JOHNSTOWN – Greater Johnstown School District voters have their chance to listen to and address the proposed $41,021,071 2022-2023 school year budget Tuesday evening.
Superintendent Dr. William Crankshaw and Assistant Superintendent Alicia Koster will provide a presentation on the proposal – a 2.63% increase in spending from this year – at the public budget hearing held in the Knox Building auditorium at 6 p.m. Crankshaw said in a statement that the hope is for community members to “be knowledgeable” of the process.
“The District’s Audit, Budget and Finance Committee works closely with the administration all year to cultivate a budget that we believe supports important District goals of overall student success, while also being responsible to our citizens,” the superintendent said in the release. “Tuesday’s budget hearing will inform the public on the final budget in its entirety and give the GJSD Board of Education an opportunity to hear questions and comments about the 2022-2023 spending plan.”
According to an April 15 district release, about two-thirds of budgetary costs will be reimbursed by state school aid. The statement also said the plan includes a 4.84% tax levy increase, which is the district’s maximum levy as determined by the formula used by the state.
The proposal adds three new teaching positions to district schools – one each at Pleasant Avenue Elementary, Warren Street Elementary and the Junior-Senior High School. According to the April release, a special education teacher at Pleasant Avenue will address increased social and emotional learning needs, while an elementary teacher position at Warren Street will address an enrollment increase. The final addition will help continue to grow the science curriculum at the secondary level, according to the district.

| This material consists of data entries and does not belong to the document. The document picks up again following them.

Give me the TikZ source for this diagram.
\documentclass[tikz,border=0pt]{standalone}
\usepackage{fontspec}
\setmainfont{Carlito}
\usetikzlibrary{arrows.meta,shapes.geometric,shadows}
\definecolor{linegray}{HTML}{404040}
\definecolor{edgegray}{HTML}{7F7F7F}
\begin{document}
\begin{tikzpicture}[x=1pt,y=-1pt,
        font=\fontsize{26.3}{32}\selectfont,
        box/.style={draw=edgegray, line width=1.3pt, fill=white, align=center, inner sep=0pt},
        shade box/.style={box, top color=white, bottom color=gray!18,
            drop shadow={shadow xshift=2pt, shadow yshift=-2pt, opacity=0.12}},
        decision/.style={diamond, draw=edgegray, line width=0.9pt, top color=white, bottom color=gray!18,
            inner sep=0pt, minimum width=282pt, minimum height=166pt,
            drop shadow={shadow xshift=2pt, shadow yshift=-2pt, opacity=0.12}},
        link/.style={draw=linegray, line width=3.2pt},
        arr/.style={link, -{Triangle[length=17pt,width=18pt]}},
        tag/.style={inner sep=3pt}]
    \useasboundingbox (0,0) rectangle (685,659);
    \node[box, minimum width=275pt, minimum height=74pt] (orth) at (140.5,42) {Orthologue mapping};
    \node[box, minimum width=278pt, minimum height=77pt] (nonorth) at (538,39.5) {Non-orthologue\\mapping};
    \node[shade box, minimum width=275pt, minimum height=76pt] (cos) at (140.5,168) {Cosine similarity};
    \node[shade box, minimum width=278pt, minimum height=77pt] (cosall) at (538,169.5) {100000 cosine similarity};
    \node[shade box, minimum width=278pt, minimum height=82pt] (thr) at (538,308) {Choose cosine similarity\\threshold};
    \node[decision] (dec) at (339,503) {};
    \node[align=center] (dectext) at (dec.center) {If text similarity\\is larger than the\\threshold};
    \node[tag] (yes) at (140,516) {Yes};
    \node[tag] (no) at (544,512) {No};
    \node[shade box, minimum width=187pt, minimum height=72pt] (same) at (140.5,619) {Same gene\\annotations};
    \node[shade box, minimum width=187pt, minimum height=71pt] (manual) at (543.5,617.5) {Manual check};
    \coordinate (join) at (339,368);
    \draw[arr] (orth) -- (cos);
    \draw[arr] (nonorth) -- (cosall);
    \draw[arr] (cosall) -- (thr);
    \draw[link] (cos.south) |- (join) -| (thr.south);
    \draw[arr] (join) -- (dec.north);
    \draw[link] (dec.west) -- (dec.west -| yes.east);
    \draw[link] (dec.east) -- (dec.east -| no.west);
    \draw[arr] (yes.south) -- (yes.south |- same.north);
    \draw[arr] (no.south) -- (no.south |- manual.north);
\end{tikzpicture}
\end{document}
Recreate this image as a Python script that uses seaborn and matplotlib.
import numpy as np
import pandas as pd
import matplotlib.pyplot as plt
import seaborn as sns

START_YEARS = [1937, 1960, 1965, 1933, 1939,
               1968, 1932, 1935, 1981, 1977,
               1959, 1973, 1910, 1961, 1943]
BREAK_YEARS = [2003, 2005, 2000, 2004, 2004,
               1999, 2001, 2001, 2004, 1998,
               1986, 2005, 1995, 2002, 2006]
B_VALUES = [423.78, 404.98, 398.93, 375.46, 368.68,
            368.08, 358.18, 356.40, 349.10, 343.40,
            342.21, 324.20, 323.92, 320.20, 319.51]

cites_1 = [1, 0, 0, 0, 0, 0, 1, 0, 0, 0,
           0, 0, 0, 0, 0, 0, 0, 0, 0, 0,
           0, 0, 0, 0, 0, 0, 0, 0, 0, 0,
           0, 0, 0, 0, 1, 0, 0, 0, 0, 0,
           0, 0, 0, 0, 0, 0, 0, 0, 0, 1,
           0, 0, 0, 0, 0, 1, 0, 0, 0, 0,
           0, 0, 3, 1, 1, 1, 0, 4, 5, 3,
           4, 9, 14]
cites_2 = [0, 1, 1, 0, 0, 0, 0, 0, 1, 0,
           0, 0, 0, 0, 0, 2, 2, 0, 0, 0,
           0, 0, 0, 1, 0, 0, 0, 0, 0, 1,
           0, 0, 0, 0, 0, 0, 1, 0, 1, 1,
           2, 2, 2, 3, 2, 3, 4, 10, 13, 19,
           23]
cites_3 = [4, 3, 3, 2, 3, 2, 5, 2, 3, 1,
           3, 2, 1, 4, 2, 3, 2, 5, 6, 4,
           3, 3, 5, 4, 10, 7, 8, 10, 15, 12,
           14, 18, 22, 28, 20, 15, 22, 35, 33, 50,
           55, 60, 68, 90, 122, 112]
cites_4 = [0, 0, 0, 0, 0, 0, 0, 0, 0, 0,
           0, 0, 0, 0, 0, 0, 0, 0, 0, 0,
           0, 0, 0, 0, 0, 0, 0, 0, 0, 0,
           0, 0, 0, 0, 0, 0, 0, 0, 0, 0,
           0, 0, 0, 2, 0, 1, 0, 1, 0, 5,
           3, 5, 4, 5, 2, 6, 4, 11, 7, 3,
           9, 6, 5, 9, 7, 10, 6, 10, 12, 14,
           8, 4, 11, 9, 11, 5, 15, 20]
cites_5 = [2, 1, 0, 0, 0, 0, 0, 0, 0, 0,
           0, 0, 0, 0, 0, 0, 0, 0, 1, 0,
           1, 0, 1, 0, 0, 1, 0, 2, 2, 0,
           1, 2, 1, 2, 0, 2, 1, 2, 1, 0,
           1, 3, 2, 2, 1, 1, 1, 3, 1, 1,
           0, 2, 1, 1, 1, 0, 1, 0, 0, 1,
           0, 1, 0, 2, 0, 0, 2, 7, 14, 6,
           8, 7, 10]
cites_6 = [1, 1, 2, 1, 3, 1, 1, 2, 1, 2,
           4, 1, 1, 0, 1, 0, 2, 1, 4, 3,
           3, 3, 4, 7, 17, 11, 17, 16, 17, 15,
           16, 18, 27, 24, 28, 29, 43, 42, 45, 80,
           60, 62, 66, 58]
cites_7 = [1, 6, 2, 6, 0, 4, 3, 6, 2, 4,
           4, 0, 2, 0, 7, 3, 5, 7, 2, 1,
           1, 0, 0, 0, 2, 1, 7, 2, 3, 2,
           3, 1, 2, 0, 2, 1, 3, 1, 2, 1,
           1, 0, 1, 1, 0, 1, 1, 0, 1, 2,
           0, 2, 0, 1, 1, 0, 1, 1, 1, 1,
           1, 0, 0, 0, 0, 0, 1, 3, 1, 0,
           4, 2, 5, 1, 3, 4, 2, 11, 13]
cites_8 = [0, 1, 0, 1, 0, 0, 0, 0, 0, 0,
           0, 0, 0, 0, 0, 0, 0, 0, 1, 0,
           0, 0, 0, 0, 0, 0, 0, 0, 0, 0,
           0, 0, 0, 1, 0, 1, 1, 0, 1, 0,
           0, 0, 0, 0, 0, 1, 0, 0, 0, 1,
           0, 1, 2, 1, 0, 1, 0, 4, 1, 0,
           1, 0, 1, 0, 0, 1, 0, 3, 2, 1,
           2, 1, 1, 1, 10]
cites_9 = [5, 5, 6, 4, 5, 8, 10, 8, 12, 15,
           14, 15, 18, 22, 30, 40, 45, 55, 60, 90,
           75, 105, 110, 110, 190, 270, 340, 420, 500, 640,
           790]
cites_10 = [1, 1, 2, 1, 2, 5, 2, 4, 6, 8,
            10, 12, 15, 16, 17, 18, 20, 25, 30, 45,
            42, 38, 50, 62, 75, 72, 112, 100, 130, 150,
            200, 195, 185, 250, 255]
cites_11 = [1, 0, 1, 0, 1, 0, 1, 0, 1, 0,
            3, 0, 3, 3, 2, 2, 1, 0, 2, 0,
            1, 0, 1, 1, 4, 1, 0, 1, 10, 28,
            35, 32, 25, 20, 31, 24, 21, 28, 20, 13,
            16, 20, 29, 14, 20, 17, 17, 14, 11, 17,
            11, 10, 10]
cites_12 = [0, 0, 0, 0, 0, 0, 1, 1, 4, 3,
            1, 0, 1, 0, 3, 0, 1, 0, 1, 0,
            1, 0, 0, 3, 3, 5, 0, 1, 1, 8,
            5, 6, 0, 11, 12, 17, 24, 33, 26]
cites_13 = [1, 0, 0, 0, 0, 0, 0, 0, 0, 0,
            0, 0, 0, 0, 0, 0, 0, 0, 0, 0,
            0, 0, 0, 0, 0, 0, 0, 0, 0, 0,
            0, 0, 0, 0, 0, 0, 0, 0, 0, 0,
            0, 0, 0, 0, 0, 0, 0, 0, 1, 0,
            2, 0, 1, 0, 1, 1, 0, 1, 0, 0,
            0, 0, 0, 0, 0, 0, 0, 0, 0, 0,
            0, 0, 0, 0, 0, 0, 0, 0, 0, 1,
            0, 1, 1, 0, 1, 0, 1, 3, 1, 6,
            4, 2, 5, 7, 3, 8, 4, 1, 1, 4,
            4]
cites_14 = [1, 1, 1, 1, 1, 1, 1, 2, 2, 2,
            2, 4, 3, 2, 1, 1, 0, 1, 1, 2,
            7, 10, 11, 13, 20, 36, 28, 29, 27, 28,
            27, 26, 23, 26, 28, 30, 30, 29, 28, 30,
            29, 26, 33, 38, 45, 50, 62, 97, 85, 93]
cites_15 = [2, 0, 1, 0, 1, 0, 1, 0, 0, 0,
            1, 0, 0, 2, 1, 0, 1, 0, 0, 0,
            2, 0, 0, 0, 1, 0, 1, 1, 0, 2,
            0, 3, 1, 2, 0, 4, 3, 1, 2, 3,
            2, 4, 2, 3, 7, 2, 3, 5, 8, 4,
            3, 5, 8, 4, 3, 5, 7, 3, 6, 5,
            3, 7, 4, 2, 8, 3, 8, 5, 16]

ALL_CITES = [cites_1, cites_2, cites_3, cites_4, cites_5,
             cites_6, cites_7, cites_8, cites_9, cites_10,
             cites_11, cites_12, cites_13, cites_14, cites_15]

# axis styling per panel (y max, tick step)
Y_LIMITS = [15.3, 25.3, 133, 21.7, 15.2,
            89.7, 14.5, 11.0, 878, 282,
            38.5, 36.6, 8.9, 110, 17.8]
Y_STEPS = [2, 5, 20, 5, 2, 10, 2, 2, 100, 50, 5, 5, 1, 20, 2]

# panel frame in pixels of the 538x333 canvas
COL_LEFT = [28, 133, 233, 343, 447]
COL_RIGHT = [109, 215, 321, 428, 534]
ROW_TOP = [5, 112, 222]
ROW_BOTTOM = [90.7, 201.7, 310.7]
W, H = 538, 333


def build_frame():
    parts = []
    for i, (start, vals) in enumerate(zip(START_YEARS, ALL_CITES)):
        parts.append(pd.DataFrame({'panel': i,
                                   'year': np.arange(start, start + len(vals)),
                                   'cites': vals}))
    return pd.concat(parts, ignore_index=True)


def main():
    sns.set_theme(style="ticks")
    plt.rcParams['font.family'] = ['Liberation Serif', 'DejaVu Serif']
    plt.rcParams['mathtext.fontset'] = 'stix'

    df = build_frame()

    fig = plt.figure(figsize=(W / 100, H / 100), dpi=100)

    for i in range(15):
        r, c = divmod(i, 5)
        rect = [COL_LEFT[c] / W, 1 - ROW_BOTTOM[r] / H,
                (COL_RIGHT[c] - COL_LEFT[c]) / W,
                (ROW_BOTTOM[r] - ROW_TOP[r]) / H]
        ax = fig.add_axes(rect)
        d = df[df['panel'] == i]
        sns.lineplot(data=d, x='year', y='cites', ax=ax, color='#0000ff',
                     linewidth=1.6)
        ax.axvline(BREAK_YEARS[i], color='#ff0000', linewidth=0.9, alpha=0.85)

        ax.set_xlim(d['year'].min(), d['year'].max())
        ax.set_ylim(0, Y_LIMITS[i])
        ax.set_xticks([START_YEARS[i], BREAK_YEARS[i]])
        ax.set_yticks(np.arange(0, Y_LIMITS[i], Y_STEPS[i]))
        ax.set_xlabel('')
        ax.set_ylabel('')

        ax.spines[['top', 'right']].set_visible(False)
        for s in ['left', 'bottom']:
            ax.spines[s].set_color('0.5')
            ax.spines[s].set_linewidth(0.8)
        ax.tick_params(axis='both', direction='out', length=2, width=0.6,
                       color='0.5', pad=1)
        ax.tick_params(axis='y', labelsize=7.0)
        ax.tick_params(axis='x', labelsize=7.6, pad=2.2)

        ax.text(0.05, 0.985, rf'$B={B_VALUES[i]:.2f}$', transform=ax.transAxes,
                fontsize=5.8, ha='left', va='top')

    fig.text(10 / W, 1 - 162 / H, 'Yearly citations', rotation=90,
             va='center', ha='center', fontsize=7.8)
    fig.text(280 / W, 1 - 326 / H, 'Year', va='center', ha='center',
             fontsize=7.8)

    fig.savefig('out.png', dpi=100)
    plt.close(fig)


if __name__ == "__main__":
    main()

Crankshaw said in April that the spending plan will build up the student experience inside and outside the classroom.
“The proposed budget for next year enhances educational programming, athletics, music, arts, and extracurriculars, while being mindful of our community’s finances and staying within the tax levy cap for the second year in a row,” he said in the April statement.
Two other items up for vote when the polls open at the Junior-Senior High school at 11 a.m. May 17 are the purchase of three 66-passenger buses and a van/suburban vehicle, as well as Knox facility improvements.
According to the district, the total cost of the vehicles, which are to replace aging ones with high mileage, will not exceed $451,000. The district already has $344,721 in its Capital Bus Purchase Reserve Fund, however, voters must approve the use of that money. Any added cost above the monies in that reserve fund is included in the proposed budget, the district said, and will be offset by state transportation aid.
Voters must also approve the spending of $2 million in the district’s Construction Capital Reserve Fund that the district said “has been intentionally saved and set aside” for costs mostly focused on updating and repairing the facilities at Knox Field. According to the district’s statement Sunday, those improvements include replacing the turf, resurfacing the track and restoring/replacing sections of the iron fence on the South Perry Street side. The cost of this project is not included in the budget proposal and thus does not affect the tax levy, according to the district.
As for board of education elections, this year begins the district’s initiative to reduce its board from nine members to seven, as was approved by voters in 2021. After the vote, Johnstown schools were required to create a plan of action and have it approved by the state Education Department.
During this election cycle, just two of three vacancies will be filled — reducing the board to eight members next school year. The same will be done next May to reduce the size to seven, before all three are filled in 2024 to maintain the seven-member board going forward, according to the district.
According to Crankshaw, the previous board brought the measure to reduce its size forward because history showed how difficult it was to maintain a full, nine-member body. Board members are volunteers and serve three years at a time. Crankshaw said the challenge of filling seats could be related to several things, including the district’s decreasing size over the years. He said the last several elections have seen write-in candidates the majority of the time.
“The BOE thought it best to decrease the number of required board members to increase the likelihood that a critical number of candidates could be secured for this important and critical work, which often requires a great amount of personal sacrifice and time,” the superintendent said via email Monday.
No nominating candidate petitions were returned by this year’s April 29 deadline, thus the two open seats will be filled by a solely write-in candidates election at the May 17 vote.